20 Years Ago In MBA
Our June 2000 issue offered a variety of interesting articles, but the biggest was our 15-page “Buyer’s Guide to $1000 Mountain Bikes.” While that figure may sound inexpensive by today’s standards, it was probably near the middle of most mountain bikers’ budgets back then. What’s more, $1000 in 1995 dollars is equal to around $1500 today, once you take 20 years of inflation into account. Of course, the bikes we showcased didn’t all cost exactly $1000. The prices ranged from $800 to $1100, and the list included both full-suspension and hardtail bikes.
We also offered a major shootout of five lightweight full-suspension bikes from some of the biggest bike brands in the U.S.
We found good things to say about all of them, too. The Specialized Stumpjumper FSR-XC Comp took first place in our ratings. Priced at $1999, it weighed 25 pounds, with 4 inches of travel in the back and 3 inches upfront. Of course, it also had 26-inch wheels, as did almost all the mountain bikes of that era, except for the kids’ bikes.
The Cannondale Jekyll 3000 SL placed second in our review, costing $3200. It weighed 24 pounds and had 4.7 inches of rear-wheel travel and 2.75 inches upfront.
The GT XCR 1000 i-Drive came in third, priced at $3200 and weighing 27 pounds. We liked it a lot and reported that it handled technical trails the best of all five bikes, adding, “If it had weighed a couple of pounds less, it could have easily earned top honors.” GT did what it could to shave weight off the complete bike, opting for 1.8-inch-wide tires, which must have shed a few ounces from the total package, but not enough to match the lightest bikes in the comparison. What’s more, the narrow tires limited the bike’s ability as an all-around trail bike, according to our review.
The Giant XTC NRS and Schwinn Rocket 88 Stage 1 placed fourth and fifth respectively.

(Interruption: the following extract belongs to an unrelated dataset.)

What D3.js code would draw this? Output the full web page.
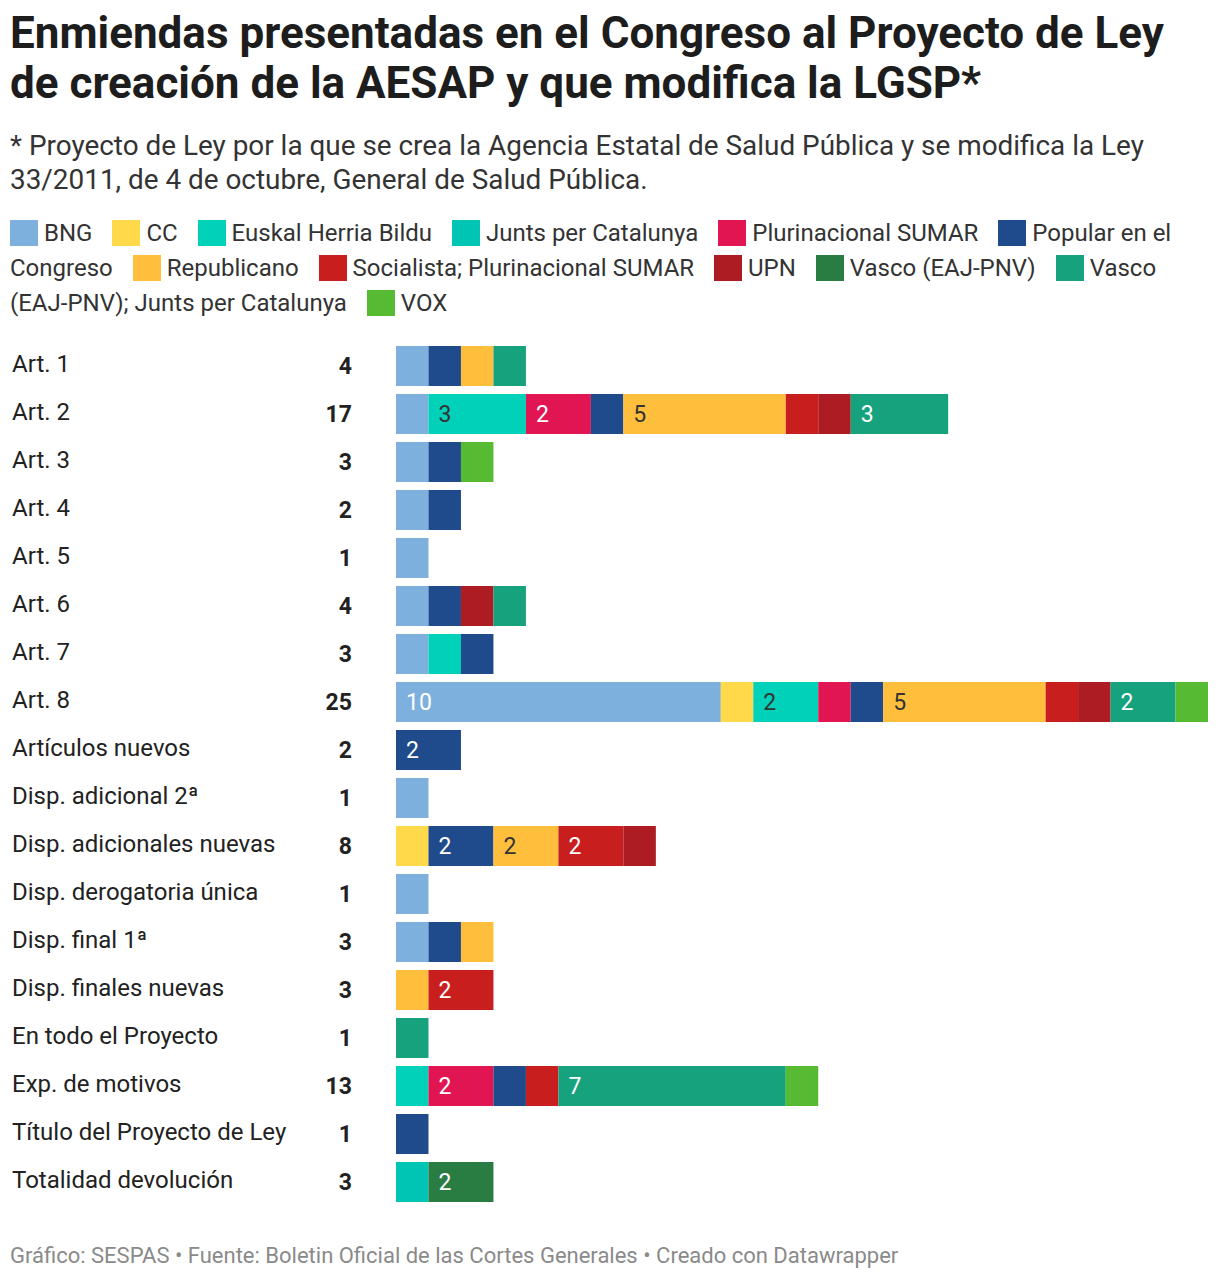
<!DOCTYPE html>
<html><head><meta charset="utf-8">
<script src="https://cdn.jsdelivr.net/npm/d3@7"></script>
<style>
body{margin:0;background:#fff;font-family:Roboto,"Noto Sans",sans-serif;}
#wrap{position:relative;width:1220px;height:1278px;}
#title{position:absolute;left:10px;top:8px;width:1205px;font-size:44px;font-weight:700;line-height:50px;color:#1d1d1d;white-space:nowrap}
#sub{position:absolute;left:10px;top:129px;width:1205px;font-size:27.9px;line-height:34px;color:#333;white-space:nowrap}
#legend{position:absolute;left:10px;top:216px;width:1200px;font-size:24px;line-height:35px;color:#333}
.sw{display:inline-block;width:28px;height:26px;vertical-align:-5px;margin-right:6px}
.last{margin-right:14px}
svg{position:absolute;left:0;top:0}
</style></head><body>
<div id="wrap">
<div id="title"></div><div id="sub"></div><div id="legend"></div>
<svg id="chart" width="1220" height="1278"></svg>
</div>
<script>
const titleLines = ["Enmiendas presentadas en el Congreso al Proyecto de Ley","de creación de la AESAP y que modifica la LGSP*"];
const subtitleLines = ["* Proyecto de Ley por la que se crea la Agencia Estatal de Salud Pública y se modifica la Ley","33/2011, de 4 de octubre, General de Salud Pública."];
const footerText = "Gráfico: SESPAS • Fuente: Boletin Oficial de las Cortes Generales • Creado con Datawrapper";

const categories = ["Art. 1","Art. 2","Art. 3","Art. 4","Art. 5","Art. 6","Art. 7","Art. 8","Artículos nuevos","Disp. adicional 2ª","Disp. adicionales nuevas","Disp. derogatoria única","Disp. final 1ª","Disp. finales nuevas","En todo el Proyecto","Exp. de motivos","Título del Proyecto de Ley","Totalidad devolución"];
const seriesNames = ["BNG","CC","Euskal Herria Bildu","Junts per Catalunya","Plurinacional SUMAR","Popular en el Congreso","Republicano","Socialista; Plurinacional SUMAR","UPN","Vasco (EAJ-PNV)","Vasco (EAJ-PNV); Junts per Catalunya","VOX"];
const seriesColors = ["#7eb0dd","#ffd94a","#00d1b8","#00c5b4","#e01552","#1f4a8b","#ffbf3d","#c91e1e","#ad1b23","#2a7d42","#17a27e","#57ba33"];
const darkLabel = [false,true,true,true,false,false,true,false,false,false,false,false];

// values per series, aligned with categories
const BNG        = [1,1,1,1,1,1,1,10,0,1,0,1,1,0,0,0,0,0];
const CC         = [0,0,0,0,0,0,0,1,0,0,1,0,0,0,0,0,0,0];
const EHBildu    = [0,3,0,0,0,0,1,2,0,0,0,0,0,0,0,1,0,0];
const Junts      = [0,0,0,0,0,0,0,0,0,0,0,0,0,0,0,0,0,1];
const SUMAR      = [0,2,0,0,0,0,0,1,0,0,0,0,0,0,0,2,0,0];
const Popular    = [1,1,1,1,0,1,1,1,2,0,2,0,1,0,0,1,1,0];
const Republicano= [1,5,0,0,0,0,0,5,0,0,2,0,1,1,0,0,0,0];
const Socialista = [0,1,0,0,0,0,0,1,0,0,2,0,0,2,0,1,0,0];
const UPN        = [0,1,0,0,0,1,0,1,0,0,1,0,0,0,0,0,0,0];
const Vasco      = [0,0,0,0,0,0,0,0,0,0,0,0,0,0,0,0,0,2];
const VascoJunts = [1,3,0,0,0,1,0,2,0,0,0,0,0,0,1,7,0,0];
const VOX        = [0,0,1,0,0,0,0,1,0,0,0,0,0,0,0,1,0,0];
const seriesValues = [BNG,CC,EHBildu,Junts,SUMAR,Popular,Republicano,Socialista,UPN,Vasco,VascoJunts,VOX];

d3.select("#title").selectAll("div").data(titleLines).join("div").text(d=>d);
d3.select("#sub").selectAll("div").data(subtitleLines).join("div").text(d=>d);
const leg = d3.select("#legend");
seriesNames.forEach((n,i)=>{
  leg.append("span").attr("class","sw").style("background",seriesColors[i]);
  const words = n.split(" ");
  words.forEach((w,wi)=>{
    leg.append("span").attr("class", wi===words.length-1 ? "last" : null).text(w);
    leg.append(()=>document.createTextNode(" "));
  });
});

const rows = categories.map((c,ci)=>{
  const o = {cat:c};
  seriesNames.forEach((s,si)=>o[s]=seriesValues[si][ci]);
  return o;
});
const stack = d3.stack().keys(seriesNames)(rows);
const totals = categories.map((c,ci)=>d3.sum(seriesValues,v=>v[ci]));

const svg = d3.select("#chart");
const x = d3.scaleLinear().domain([0,25]).range([396,1208]);
const y = d3.scaleBand().domain(categories).range([342,342+48*categories.length]).paddingInner(0.1667).paddingOuter(0.0833);

const g = svg.append("g");
stack.forEach((layer,si)=>{
  const gg = g.append("g").attr("fill",seriesColors[si]);
  layer.forEach((d,ci)=>{
    if(d[1]-d[0] <= 0) return;
    gg.append("rect").attr("x",x(d[0])).attr("y",y(categories[ci]))
      .attr("width",x(d[1])-x(d[0])).attr("height",y.bandwidth());
    if(d[1]-d[0] >= 2){
      svg.append("text").attr("x",x(d[0])+10).attr("y",y(categories[ci])+y.bandwidth()/2)
        .attr("dy","0.35em").attr("font-size",23)
        .attr("fill",darkLabel[si]?"#333":"#fff").text(d[1]-d[0]);
    }
  });
});

// category labels
svg.append("g").selectAll("text").data(categories).join("text")
  .attr("x",12).attr("y",d=>y(d)+y.bandwidth()/2-2).attr("dy","0.35em")
  .attr("font-size",24).attr("fill","#222").text(d=>d);
svg.append("g").selectAll("text").data(categories).join("text")
  .attr("x",352).attr("y",d=>y(d)+y.bandwidth()/2).attr("dy","0.35em")
  .attr("text-anchor","end").attr("font-size",23).attr("font-weight",700).attr("fill","#222")
  .text((d,i)=>totals[i]);

svg.append("text").attr("x",10).attr("y",1263).attr("font-size",22).attr("fill","#8a8a8a").text(footerText);
</script>
</body></html>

All of our testers liked the Giant, and its $1800 price made it much more affordable than the other more expensive bikes in our shootout. The Schwinn was more of a race bike than a trail bike, but it earned high marks for its speed and handling.
The remarkable Kathy Sessler was one of MBA’s main test riders in those days, and she appeared a few times in the issue. Today, she manages the Santa Cruz Syndicate team (the pro downhill team that stars Greg Minnaar and Luca Shaw), but back then she was well-known as a pro downhiller who also liked to help us out as a test rider in some of our biggest photoshoots each month. She actually appeared twice on our June 2000 cover, scoring the action shot near the center of the cover and also appearing in the middle of the group shot of our five shootout riders.
Among our other stories in the issue, one of the best was a feature where pro downhill star Toby Henderson shared some of his tips for changing gears when riding mountain bikes.
These days, Toby uses his shifting expertise to make sure his own company’s Box Components drivetrains shift the way they should. Among the tips he offered in that article was this one: “Always ease up your power slightly when you shift. This will help the chain find its way over the sprocket teeth faster, and reduce wear and tear on your drivetrain.” Thanks again for the tips, Toby. We bet they helped thousands of readers improve their shifting skills on the trails.